| || |
By George Lardner Jr. / Special to washingtonpost.com
Richard Nixon's White House tapes can give you a compelling seat in the Oval Office or put you on the phone with the president of the United States. They can also be an exercise in frustration, full of static and mumbled sentences that are almost impossible to decipher. Now you can listen to some of the most historically significant tapes online.
Here is a sampling of some of the best known "abuse of power" conversations. The summaries were composed by the staff of the Richard Nixon Presidential Materials Project at the National Archives.
Many more tapes are available at the National Archives at College Park. You can make your own copies of the high points – and low points – of his presidency, and listen whenever you like as history is being made. With the approval of the Nixon estate, the National Archives is allowing anyone interested to obtain copies of once highly secret discussions on Vietnam, the Watergate scandal and the countless other topics that occupied the president on a given day – shouts and cusswords included.
For each conversation, you can also get a copy (for 10 cents a page) of the printed "tape subject log" that goes with it. The log explains who's in the room with the president and what they're talking about at any given moment. It will help you fast-forward the tape to whatever spot you're looking for, whether it's a few words about Sen. Edward M. Kennedy (D-Mass.) and Chappaquiddick or an encouraging development in the Strategic Arms Limitation Talks. Like him or not, Richard Nixon had a handle on everything.

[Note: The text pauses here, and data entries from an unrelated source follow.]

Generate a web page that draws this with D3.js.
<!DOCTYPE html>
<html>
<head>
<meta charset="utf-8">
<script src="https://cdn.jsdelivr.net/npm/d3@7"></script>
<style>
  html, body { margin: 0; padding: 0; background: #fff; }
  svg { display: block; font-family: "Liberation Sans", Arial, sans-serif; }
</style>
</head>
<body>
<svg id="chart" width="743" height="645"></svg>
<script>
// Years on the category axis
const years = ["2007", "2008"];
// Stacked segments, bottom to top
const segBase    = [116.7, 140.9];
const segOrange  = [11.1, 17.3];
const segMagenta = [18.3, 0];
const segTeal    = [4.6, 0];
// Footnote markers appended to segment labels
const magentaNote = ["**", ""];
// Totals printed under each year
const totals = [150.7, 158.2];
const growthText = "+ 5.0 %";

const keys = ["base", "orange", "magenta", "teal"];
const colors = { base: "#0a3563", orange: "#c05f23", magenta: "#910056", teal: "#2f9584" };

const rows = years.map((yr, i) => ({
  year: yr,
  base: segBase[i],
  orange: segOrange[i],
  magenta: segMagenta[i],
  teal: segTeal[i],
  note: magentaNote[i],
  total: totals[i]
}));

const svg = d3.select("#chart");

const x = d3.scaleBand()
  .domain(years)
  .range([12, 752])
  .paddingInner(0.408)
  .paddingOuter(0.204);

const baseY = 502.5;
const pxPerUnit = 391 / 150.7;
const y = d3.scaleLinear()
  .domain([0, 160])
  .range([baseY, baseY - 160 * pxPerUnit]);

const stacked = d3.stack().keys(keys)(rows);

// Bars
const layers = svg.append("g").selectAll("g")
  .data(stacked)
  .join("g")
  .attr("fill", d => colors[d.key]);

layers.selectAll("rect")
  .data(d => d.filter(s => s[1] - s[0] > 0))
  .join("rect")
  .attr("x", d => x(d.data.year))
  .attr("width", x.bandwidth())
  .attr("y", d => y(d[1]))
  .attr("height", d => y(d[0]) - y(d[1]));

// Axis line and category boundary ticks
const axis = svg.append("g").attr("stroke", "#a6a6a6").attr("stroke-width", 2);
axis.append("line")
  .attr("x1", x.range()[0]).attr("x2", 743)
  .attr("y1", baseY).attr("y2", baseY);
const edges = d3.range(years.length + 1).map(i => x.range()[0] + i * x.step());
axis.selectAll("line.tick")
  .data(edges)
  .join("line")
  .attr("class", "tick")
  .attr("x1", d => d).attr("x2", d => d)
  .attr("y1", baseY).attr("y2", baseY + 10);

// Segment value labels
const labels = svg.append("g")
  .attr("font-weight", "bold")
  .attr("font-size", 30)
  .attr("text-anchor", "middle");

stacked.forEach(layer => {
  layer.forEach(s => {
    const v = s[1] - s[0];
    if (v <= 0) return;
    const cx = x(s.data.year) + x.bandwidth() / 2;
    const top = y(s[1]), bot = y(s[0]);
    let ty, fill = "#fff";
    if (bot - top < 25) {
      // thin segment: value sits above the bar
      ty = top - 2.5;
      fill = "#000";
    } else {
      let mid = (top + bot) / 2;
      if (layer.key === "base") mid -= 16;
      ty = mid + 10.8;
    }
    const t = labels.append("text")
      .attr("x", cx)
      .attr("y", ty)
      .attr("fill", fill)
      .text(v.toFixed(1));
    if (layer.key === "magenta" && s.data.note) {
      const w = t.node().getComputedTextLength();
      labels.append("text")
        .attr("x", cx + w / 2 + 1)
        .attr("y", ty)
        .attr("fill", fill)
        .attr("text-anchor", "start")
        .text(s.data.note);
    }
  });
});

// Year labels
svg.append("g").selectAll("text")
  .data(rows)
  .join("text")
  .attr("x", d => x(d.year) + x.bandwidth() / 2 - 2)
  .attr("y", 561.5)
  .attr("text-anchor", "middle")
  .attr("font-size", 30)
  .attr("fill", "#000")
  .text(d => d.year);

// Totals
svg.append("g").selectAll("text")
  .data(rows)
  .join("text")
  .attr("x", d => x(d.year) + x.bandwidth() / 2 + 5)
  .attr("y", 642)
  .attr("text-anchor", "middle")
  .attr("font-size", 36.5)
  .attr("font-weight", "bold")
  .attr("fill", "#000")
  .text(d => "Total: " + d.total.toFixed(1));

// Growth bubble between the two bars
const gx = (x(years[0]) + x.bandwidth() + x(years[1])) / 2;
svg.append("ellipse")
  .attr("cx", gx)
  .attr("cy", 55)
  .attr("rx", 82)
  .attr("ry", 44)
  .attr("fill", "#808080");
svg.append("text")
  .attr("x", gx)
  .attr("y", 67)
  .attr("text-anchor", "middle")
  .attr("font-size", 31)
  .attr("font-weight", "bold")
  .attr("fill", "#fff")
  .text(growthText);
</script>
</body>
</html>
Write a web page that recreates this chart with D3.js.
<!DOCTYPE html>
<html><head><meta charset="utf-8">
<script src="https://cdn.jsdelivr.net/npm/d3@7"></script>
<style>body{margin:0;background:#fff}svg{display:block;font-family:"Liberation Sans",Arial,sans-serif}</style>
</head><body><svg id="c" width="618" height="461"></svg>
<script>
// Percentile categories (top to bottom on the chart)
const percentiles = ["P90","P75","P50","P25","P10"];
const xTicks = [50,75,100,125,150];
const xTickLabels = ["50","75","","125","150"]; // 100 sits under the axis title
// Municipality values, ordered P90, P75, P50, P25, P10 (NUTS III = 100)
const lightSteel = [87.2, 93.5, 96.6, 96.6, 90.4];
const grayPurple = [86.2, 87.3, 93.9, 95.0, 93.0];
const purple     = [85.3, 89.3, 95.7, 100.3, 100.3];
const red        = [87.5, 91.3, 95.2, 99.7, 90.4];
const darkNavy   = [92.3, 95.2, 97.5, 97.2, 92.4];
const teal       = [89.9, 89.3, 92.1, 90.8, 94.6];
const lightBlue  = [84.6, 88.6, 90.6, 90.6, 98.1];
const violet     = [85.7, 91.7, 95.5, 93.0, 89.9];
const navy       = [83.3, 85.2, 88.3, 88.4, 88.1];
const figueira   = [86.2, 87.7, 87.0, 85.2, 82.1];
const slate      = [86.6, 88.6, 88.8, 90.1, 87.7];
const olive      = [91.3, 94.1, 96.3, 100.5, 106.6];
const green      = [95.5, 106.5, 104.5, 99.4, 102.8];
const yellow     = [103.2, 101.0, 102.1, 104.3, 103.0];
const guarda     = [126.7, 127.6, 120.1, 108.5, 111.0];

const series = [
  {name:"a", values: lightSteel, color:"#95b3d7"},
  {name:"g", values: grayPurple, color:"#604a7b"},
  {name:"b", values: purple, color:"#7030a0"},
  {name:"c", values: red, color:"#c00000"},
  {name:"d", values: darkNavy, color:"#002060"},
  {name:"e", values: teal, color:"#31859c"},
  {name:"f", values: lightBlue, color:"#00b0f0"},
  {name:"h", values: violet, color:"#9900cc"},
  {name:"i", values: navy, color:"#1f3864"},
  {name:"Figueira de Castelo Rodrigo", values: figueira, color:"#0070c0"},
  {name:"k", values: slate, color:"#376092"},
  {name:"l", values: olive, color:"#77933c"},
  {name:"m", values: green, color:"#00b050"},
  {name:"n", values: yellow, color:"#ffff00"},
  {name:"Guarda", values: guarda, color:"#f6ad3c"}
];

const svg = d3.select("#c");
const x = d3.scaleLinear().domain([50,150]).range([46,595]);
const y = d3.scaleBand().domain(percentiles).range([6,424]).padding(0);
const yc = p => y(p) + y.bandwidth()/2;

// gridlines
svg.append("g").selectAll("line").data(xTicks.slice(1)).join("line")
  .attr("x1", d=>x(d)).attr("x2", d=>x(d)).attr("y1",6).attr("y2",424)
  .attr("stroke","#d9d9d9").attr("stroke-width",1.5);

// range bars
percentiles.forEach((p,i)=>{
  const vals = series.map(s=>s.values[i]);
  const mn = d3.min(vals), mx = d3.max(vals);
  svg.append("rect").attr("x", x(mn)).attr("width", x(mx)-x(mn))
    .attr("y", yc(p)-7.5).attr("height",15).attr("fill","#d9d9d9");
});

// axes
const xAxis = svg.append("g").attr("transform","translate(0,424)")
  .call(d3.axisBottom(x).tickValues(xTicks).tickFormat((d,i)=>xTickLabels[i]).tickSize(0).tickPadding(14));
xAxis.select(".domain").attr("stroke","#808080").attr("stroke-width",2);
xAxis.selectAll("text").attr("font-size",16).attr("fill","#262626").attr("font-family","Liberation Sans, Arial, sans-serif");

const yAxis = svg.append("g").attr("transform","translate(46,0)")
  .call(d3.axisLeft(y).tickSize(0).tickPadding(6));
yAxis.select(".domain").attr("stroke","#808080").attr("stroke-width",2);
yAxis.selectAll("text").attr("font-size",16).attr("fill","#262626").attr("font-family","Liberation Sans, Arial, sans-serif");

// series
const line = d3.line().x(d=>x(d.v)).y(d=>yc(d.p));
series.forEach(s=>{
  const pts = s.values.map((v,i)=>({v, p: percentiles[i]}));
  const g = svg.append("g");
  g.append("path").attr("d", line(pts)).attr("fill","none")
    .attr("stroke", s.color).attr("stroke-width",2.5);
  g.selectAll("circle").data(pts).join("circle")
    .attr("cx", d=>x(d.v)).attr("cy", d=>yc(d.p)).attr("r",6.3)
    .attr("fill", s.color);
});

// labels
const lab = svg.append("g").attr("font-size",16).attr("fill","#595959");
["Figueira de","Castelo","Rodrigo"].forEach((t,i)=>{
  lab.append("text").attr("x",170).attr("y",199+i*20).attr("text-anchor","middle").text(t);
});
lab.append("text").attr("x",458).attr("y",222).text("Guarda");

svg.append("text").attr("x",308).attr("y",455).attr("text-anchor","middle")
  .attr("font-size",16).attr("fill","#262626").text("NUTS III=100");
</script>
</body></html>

Not all the tapes have been released yet. Those numbered 1 through 46 reflect White House telephone conversations; 47 through 129 are Cabinet room meetings; 130 through 169 are conversations on the table telephone in Nixon's study at Camp David; 170 and 171 are blank; 172 through 186 are remarks on the desk telephone at Camp David; 188 through 244 are meetings in the Camp David study; 245 through 448 are conversations in Nixon's Executive Office Building (EOB) suite and 449 through 950 are meetings in the Oval Office. The conversations in the EOB are the most difficult to make out.